Misinterpreting dogs’ body language can become extremely dangerous for humans and other dogs. It can also become dangerous for the dog itself - because it can only communicate with this subtle language to alert us of its psychology or health state.

How to Read Your Dog's Body Language?

Dogs have the emotional capabilities of a typical two-year-old child; they can experience basic emotions - excitement, anxiety, and anger - in their own way. A dog’s body posture and how its organs are positioned can tell you a lot about it. Whether your dog is in a relaxed state, anxious, or about to pounce on you, it will still be denoted.

More importantly, it is imperative to learn and understand the intention behind the emotional expression of a dog. The emotion expressed may be misleading sometimes because dogs may give similar emotions from different intentions.

In the words of a renowned dog specialist, Cesar Milan, it was asserted that an excited dog and an aggressive dog may both move forward toward a person or other animal, but one of them is playful and the other one is threatening. In a similar vein, while a dog may run away in fear; another dog may run away as a matter of initiating a game of chase with another dog.

Learning and understanding your posture and behavior can save you a lot of trouble. Always look out for the head positioning, ears, eyes, mouth, tail, and body movement.

Check out the dog body language chart to have a clear idea regarding it.

Relaxed State

A dog takes a relaxed state when its environment feels safe and familiar. And the dog feels no reason to be particularly observant and no threat whatsoever, dogs in a relaxed state may even lean on the wall. In short, they look harmless.
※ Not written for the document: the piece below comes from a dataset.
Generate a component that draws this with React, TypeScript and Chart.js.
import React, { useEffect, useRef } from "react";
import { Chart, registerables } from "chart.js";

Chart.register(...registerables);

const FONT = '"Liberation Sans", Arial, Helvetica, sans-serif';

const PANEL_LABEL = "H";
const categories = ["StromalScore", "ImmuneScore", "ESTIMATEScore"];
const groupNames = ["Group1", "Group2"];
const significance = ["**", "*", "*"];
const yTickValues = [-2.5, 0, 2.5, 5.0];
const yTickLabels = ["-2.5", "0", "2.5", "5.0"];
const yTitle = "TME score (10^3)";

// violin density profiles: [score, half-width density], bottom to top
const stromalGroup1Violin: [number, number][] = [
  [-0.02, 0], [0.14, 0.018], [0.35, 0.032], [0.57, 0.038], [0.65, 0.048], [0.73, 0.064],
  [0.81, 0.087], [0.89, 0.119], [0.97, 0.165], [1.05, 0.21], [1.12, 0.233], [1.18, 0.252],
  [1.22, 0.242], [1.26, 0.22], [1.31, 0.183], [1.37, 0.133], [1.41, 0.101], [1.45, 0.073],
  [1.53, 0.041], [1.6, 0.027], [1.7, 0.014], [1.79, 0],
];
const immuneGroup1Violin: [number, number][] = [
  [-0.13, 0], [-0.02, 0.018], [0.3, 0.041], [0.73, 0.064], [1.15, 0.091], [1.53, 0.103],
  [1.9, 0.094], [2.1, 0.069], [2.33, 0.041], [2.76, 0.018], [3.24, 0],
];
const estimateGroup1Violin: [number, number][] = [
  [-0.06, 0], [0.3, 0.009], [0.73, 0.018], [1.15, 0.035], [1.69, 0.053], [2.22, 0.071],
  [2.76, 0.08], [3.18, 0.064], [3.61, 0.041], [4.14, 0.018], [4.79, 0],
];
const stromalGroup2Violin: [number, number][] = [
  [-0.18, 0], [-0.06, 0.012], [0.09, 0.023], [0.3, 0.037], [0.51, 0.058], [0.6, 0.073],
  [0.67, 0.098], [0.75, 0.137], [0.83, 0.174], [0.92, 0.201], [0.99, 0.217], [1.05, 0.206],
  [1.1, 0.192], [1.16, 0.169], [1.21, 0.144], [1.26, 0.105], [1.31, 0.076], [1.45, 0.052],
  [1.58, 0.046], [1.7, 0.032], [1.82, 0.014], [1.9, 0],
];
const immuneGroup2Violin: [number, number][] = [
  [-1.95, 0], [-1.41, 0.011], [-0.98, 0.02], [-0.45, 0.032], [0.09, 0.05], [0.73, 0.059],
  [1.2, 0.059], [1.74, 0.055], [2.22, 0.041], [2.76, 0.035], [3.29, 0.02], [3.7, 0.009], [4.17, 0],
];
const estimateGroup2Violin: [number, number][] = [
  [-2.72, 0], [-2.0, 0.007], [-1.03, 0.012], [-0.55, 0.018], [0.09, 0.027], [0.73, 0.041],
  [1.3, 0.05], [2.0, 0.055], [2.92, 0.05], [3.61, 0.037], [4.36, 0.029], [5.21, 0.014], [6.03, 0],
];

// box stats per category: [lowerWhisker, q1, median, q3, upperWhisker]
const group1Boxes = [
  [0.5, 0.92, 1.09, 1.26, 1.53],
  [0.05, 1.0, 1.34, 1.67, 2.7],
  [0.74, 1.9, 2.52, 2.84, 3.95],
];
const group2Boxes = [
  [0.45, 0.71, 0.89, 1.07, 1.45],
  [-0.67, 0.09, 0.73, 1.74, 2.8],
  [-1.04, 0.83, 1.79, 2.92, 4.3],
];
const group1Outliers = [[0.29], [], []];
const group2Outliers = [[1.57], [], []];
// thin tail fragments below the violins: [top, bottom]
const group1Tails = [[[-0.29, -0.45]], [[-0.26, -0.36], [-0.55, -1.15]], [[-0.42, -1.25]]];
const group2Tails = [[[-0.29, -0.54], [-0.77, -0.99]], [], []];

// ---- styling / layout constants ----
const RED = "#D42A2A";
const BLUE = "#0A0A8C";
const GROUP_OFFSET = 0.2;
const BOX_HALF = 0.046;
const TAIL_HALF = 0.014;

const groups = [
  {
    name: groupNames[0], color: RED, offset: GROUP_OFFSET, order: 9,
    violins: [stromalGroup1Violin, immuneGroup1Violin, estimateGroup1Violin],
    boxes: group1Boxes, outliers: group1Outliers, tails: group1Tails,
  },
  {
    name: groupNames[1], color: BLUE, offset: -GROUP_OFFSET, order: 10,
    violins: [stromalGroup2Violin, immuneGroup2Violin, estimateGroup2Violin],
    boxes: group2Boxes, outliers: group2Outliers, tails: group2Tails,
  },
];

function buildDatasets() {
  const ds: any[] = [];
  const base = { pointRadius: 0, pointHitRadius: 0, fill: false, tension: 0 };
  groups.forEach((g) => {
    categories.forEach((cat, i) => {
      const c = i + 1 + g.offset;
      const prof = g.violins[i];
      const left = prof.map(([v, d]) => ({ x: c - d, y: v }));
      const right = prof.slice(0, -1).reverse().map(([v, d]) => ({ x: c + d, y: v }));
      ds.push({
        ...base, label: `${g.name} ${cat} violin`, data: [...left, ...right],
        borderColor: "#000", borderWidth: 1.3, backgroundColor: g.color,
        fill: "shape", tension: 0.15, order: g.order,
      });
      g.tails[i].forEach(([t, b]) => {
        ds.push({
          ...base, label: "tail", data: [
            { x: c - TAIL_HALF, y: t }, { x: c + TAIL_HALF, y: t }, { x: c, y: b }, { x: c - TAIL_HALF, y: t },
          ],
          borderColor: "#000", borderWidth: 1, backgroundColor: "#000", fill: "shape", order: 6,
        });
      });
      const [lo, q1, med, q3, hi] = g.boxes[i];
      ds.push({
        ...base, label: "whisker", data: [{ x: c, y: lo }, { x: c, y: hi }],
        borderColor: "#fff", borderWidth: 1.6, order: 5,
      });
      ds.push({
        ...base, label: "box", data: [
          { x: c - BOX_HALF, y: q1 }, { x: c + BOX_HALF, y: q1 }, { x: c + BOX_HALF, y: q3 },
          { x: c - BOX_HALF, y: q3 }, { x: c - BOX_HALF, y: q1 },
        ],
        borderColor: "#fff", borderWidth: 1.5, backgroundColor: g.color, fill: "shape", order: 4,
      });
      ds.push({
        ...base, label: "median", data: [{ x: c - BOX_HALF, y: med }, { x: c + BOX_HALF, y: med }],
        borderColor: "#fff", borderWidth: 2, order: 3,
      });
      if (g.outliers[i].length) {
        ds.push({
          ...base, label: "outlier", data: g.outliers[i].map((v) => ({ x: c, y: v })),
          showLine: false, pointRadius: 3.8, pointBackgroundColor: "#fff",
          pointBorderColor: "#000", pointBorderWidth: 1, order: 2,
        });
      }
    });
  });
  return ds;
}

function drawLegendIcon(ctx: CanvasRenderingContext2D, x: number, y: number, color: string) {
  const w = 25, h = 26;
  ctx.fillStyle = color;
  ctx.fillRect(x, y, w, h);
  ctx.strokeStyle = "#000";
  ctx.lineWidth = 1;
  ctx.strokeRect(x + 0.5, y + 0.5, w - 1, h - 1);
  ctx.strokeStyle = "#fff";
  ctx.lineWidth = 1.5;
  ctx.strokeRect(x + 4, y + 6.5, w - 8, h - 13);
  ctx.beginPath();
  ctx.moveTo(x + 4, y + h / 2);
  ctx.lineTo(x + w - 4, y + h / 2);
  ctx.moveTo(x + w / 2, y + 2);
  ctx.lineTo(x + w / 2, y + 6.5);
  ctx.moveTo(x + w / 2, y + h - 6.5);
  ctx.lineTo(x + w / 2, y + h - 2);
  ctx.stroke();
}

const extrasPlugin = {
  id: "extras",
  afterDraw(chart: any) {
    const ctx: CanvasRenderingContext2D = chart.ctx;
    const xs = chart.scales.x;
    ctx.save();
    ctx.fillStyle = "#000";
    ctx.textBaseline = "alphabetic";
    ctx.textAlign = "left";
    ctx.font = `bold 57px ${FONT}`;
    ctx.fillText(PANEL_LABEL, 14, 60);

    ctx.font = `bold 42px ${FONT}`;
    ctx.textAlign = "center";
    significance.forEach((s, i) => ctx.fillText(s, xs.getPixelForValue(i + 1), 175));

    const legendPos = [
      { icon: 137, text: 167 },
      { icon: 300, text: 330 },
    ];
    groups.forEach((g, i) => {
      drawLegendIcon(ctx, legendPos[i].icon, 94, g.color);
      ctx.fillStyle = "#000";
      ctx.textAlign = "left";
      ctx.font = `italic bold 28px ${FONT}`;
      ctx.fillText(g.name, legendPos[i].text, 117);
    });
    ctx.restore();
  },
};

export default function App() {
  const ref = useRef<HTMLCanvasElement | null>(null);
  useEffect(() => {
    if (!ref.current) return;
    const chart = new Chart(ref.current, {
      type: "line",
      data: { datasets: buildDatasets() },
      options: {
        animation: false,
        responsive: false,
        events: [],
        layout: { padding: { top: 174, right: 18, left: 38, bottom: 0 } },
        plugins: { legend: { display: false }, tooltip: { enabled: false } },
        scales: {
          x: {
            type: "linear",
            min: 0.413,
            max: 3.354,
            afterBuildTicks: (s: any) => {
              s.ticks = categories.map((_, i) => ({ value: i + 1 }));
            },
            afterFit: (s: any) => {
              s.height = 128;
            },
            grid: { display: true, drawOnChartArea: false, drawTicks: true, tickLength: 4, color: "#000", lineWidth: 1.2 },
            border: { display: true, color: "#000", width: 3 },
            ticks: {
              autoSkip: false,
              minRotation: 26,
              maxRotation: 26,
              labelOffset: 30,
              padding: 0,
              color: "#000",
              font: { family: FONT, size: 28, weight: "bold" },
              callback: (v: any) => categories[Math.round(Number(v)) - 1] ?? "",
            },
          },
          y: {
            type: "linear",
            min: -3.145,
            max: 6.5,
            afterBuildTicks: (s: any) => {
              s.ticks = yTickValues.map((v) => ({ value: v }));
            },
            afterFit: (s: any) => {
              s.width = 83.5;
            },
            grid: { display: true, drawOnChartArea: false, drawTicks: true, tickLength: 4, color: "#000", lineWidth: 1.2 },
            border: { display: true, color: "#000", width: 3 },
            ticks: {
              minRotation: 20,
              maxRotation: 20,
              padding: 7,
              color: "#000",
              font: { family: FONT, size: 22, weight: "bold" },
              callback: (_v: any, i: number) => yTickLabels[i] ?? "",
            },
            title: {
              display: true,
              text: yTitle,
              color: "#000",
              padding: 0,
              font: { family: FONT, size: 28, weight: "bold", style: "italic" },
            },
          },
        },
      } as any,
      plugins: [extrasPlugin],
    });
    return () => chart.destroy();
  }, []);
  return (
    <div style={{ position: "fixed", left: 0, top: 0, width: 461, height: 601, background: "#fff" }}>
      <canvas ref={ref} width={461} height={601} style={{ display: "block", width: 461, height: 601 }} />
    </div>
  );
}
While this is not enough approval to be approached by strangers, it is still one of it.

The features of a dog in the relaxed state include;

· Head raised up with a straight posture

· Mouth slightly open

· Tongue out and moved to one side of the mouth.

· Ears up and straight

· Eyes open and bright.

· Tail relaxed - tail may sway gently, curl loosely.


Stressed or Nervous state

A dog can be stressed for psychological or health reasons, a stressed dog exhibits inappropriate behaviors - something like chewing your important document, or favorite shoe. A dog owner can best help out in this situation by providing necessary supports. First, by understanding what the dog is trying to communicate. 

The features of a dog in the stressed state include;

· Yawning

· In direct eye contact - Head turned away, but eye fixed on the perceived threat

· Dry panting

· Body freezing

· Low tail carriage

· Sweaty paws – dogs sweat through their foot pads


Fearful State

This state is made by dogs that perceive the threat to be superior, the dog tries to appease the threat with this posture to avoid challenges and prevent more damage.
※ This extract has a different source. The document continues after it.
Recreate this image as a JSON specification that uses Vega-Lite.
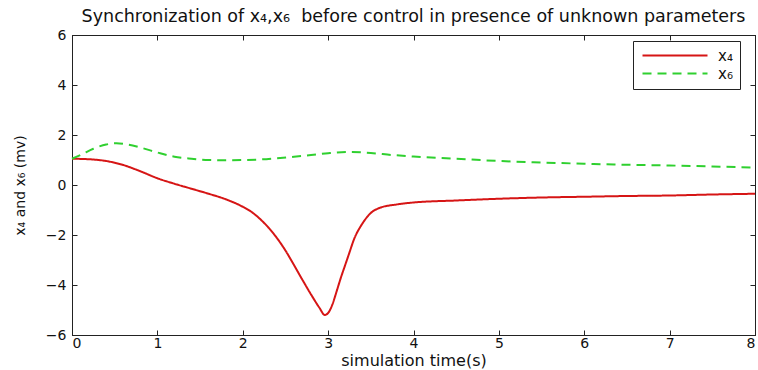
{
  "$schema": "https://vega.github.io/schema/vega-lite/v6.json",
  "autosize": {"type": "none"},
  "width": 683,
  "height": 300,
  "padding": {"left": 72, "top": 35, "right": 3, "bottom": 35},
  "background": "white",
  "title": {
    "text": "Synchronization of x₄,x₆\u00a0 before control in presence of unknown parameters",
    "font": "DejaVu Sans",
    "fontSize": 17.5,
    "fontWeight": "normal",
    "color": "#111111",
    "offset": 3
  },
  "config": {
    "view": {"stroke": "#222222", "strokeWidth": 1},
    "axis": {
      "grid": false,
      "domainColor": "#222222",
      "tickColor": "#222222",
      "labelColor": "#111111",
      "titleColor": "#111111",
      "labelFont": "DejaVu Sans",
      "titleFont": "DejaVu Sans",
      "titleFontWeight": "normal"
    }
  },
  "data": {
    "values": [
      {"t": 0, "v": 1.05, "s": "x₄"},
      {"t": 0.2, "v": 1.03, "s": "x₄"},
      {"t": 0.4, "v": 0.96, "s": "x₄"},
      {"t": 0.6, "v": 0.8, "s": "x₄"},
      {"t": 0.8, "v": 0.55, "s": "x₄"},
      {"t": 1.0, "v": 0.27, "s": "x₄"},
      {"t": 1.2, "v": 0.05, "s": "x₄"},
      {"t": 1.4, "v": -0.15, "s": "x₄"},
      {"t": 1.6, "v": -0.35, "s": "x₄"},
      {"t": 1.8, "v": -0.57, "s": "x₄"},
      {"t": 2.0, "v": -0.87, "s": "x₄"},
      {"t": 2.1, "v": -1.07, "s": "x₄"},
      {"t": 2.2, "v": -1.35, "s": "x₄"},
      {"t": 2.3, "v": -1.7, "s": "x₄"},
      {"t": 2.4, "v": -2.12, "s": "x₄"},
      {"t": 2.5, "v": -2.62, "s": "x₄"},
      {"t": 2.6, "v": -3.2, "s": "x₄"},
      {"t": 2.7, "v": -3.8, "s": "x₄"},
      {"t": 2.8, "v": -4.38, "s": "x₄"},
      {"t": 2.9, "v": -4.92, "s": "x₄"},
      {"t": 2.96, "v": -5.2, "s": "x₄"},
      {"t": 3.0, "v": -5.12, "s": "x₄"},
      {"t": 3.05, "v": -4.78, "s": "x₄"},
      {"t": 3.1, "v": -4.25, "s": "x₄"},
      {"t": 3.15, "v": -3.7, "s": "x₄"},
      {"t": 3.2, "v": -3.2, "s": "x₄"},
      {"t": 3.25, "v": -2.7, "s": "x₄"},
      {"t": 3.3, "v": -2.2, "s": "x₄"},
      {"t": 3.4, "v": -1.55, "s": "x₄"},
      {"t": 3.5, "v": -1.12, "s": "x₄"},
      {"t": 3.6, "v": -0.92, "s": "x₄"},
      {"t": 3.8, "v": -0.78, "s": "x₄"},
      {"t": 4.0, "v": -0.7, "s": "x₄"},
      {"t": 4.5, "v": -0.62, "s": "x₄"},
      {"t": 5.0, "v": -0.55, "s": "x₄"},
      {"t": 5.5, "v": -0.5, "s": "x₄"},
      {"t": 6.0, "v": -0.47, "s": "x₄"},
      {"t": 6.5, "v": -0.44, "s": "x₄"},
      {"t": 7.0, "v": -0.42, "s": "x₄"},
      {"t": 7.5, "v": -0.38, "s": "x₄"},
      {"t": 8.0, "v": -0.35, "s": "x₄"},
      {"t": 0, "v": 1.05, "s": "x₆"},
      {"t": 0.1, "v": 1.2, "s": "x₆"},
      {"t": 0.25, "v": 1.45, "s": "x₆"},
      {"t": 0.4, "v": 1.62, "s": "x₆"},
      {"t": 0.52, "v": 1.67, "s": "x₆"},
      {"t": 0.65, "v": 1.62, "s": "x₆"},
      {"t": 0.8, "v": 1.5, "s": "x₆"},
      {"t": 1.0, "v": 1.3, "s": "x₆"},
      {"t": 1.2, "v": 1.13, "s": "x₆"},
      {"t": 1.4, "v": 1.05, "s": "x₆"},
      {"t": 1.6, "v": 1.0, "s": "x₆"},
      {"t": 1.8, "v": 0.99, "s": "x₆"},
      {"t": 2.0, "v": 1.0, "s": "x₆"},
      {"t": 2.2, "v": 1.02, "s": "x₆"},
      {"t": 2.4, "v": 1.07, "s": "x₆"},
      {"t": 2.6, "v": 1.13, "s": "x₆"},
      {"t": 2.8, "v": 1.2, "s": "x₆"},
      {"t": 3.0, "v": 1.27, "s": "x₆"},
      {"t": 3.25, "v": 1.32, "s": "x₆"},
      {"t": 3.5, "v": 1.28, "s": "x₆"},
      {"t": 3.75, "v": 1.2, "s": "x₆"},
      {"t": 4.0, "v": 1.14, "s": "x₆"},
      {"t": 4.5, "v": 1.05, "s": "x₆"},
      {"t": 5.0, "v": 0.96, "s": "x₆"},
      {"t": 5.5, "v": 0.9, "s": "x₆"},
      {"t": 6.0, "v": 0.85, "s": "x₆"},
      {"t": 6.5, "v": 0.81, "s": "x₆"},
      {"t": 7.0, "v": 0.78, "s": "x₆"},
      {"t": 7.5, "v": 0.74, "s": "x₆"},
      {"t": 8.0, "v": 0.7, "s": "x₆"}
    ]
  },
  "resolve": {"axis": {"x": "independent", "y": "independent"}},
  "layer": [
    {
      "mark": {"type": "line", "strokeWidth": 2, "interpolate": "monotone"},
      "encoding": {
        "x": {
          "field": "t", "type": "quantitative",
          "scale": {"domain": [0, 8], "nice": false, "zero": false},
          "axis": {
            "orient": "bottom",
            "values": [0, 1, 2, 3, 4, 5, 6, 7, 8],
            "tickSize": -5,
            "labelPadding": 6,
            "labelFontSize": 14,
            "title": "simulation time(s)",
            "titleFontSize": 16,
            "titlePadding": 2
          }
        },
        "y": {
          "field": "v", "type": "quantitative",
          "scale": {"domain": [-6, 6], "nice": false, "zero": false},
          "axis": {
            "orient": "left",
            "values": [-6, -4, -2, 0, 2, 4, 6],
            "tickSize": -5,
            "labelPadding": 11,
            "labelFontSize": 14,
            "title": "x₄ and x₆ (mv)",
            "titleFontSize": 14,
            "titlePadding": 18
          }
        },
        "color": {
          "field": "s", "type": "nominal",
          "scale": {"domain": ["x₄", "x₆"], "range": ["#d61515", "#2fd02f"]},
          "legend": {
            "title": null,
            "orient": "none",
            "legendX": 561,
            "legendY": 6,
            "strokeColor": "#222222",
            "fillColor": "white",
            "padding": 7,
            "symbolType": "M-1,0H12",
            "symbolStrokeWidth": 2,
            "symbolSize": 100,
            "labelOffset": 63,
            "labelFont": "DejaVu Sans",
            "labelFontSize": 15,
            "labelColor": "#111111",
            "rowPadding": 2
          }
        },
        "strokeDash": {
          "field": "s", "type": "nominal",
          "scale": {"domain": ["x₄", "x₆"], "range": [[1, 0], [9, 6]]},
          "legend": null
        }
      }
    },
    {
      "mark": {"type": "line", "opacity": 0},
      "encoding": {
        "x": {
          "field": "t", "type": "quantitative",
          "axis": {"orient": "top", "values": [0, 1, 2, 3, 4, 5, 6, 7, 8], "tickSize": -5, "labels": false, "title": null}
        },
        "y": {
          "field": "v", "type": "quantitative",
          "axis": {"orient": "right", "values": [-6, -4, -2, 0, 2, 4, 6], "tickSize": -5, "labels": false, "title": null}
        },
        "detail": {"field": "s", "type": "nominal"}
      }
    }
  ]
}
The features of a dog in the fearful state include;

· Head and ears tilted backward and flat.

· Sweaty paws, one leg of forelegs raised

· Body lowered

· Tail down

· Eyes partly closed with indirect eye contact

· Urinate lightly

· Tuck tail

· Roll over to expose stomach and tail


Aggressive State

Either your dog is warning a threat to keep its distance, or preparing for a real fight, the aggressive behavior is not one to be ignored, misinterpreted or taken lightly for the potential damage it can lead to. The most extreme aggressive behavior involves dogs biting and holding onto threat while shaking - in this case, the dog intends to kill.

The features of a dog in the aggressive state include;

· Body posture upright, but slightly leaning forward

· Dog growls

· Cold staring eyes

· Dog snaps

· Initial harmless, bite, followed by a deeper bite with grip for adamant threats.

· Wagging Tail


Playful State

Playful dogs would engage in a harmless brawl, rushing at each other, barking, staring and growling. However, the most common feature of a dog in the playful state is a play bow - a doggy way to invite other dogs or humans to play. If you play with your dog in outside keep eye on them. We have seen more pets get lost outside the home.

The features of a dog in the playful state include;

· Tail up and waved

· Pupil dilates

· Ear up and straight

· Mouth open and tongue wagging

· Forepaw bent


A dog play can turn into real fighting in a matter of seconds. Paying attention to each dog’s body language can help you know what they’re up to if it’s still a play or way beyond it and you need to step in before some dogs get hurt. If you’re unsure whether dogs are still playing or posing to start a fight, check for play bows - they definitely won’t start a fight with play bows. If the opposite is the case, don’t just jump in the middle of the fight. Instead, hold the fighting parties by their collars, the dog that has had enough would leave. If you can see play bows and still not sure about what’s going on Look out for the following;

· Piloerection - When a dog's hackles rise

· Lips raised with the teeth exposed,

· Growling

· Excessive mounting

· Laid back ears

· Indirect starring



If our interactions with dogs are based on the accurate learning, understanding, and interpretation of their communication techniques - especially body language - we will be able to take better advantage of their abilities for security, science, sports and also improve our relationship with them by preventing behavioral complications. We should note that each time we misinterpret the dogs, we risk breaking our bond with them and losing their trust.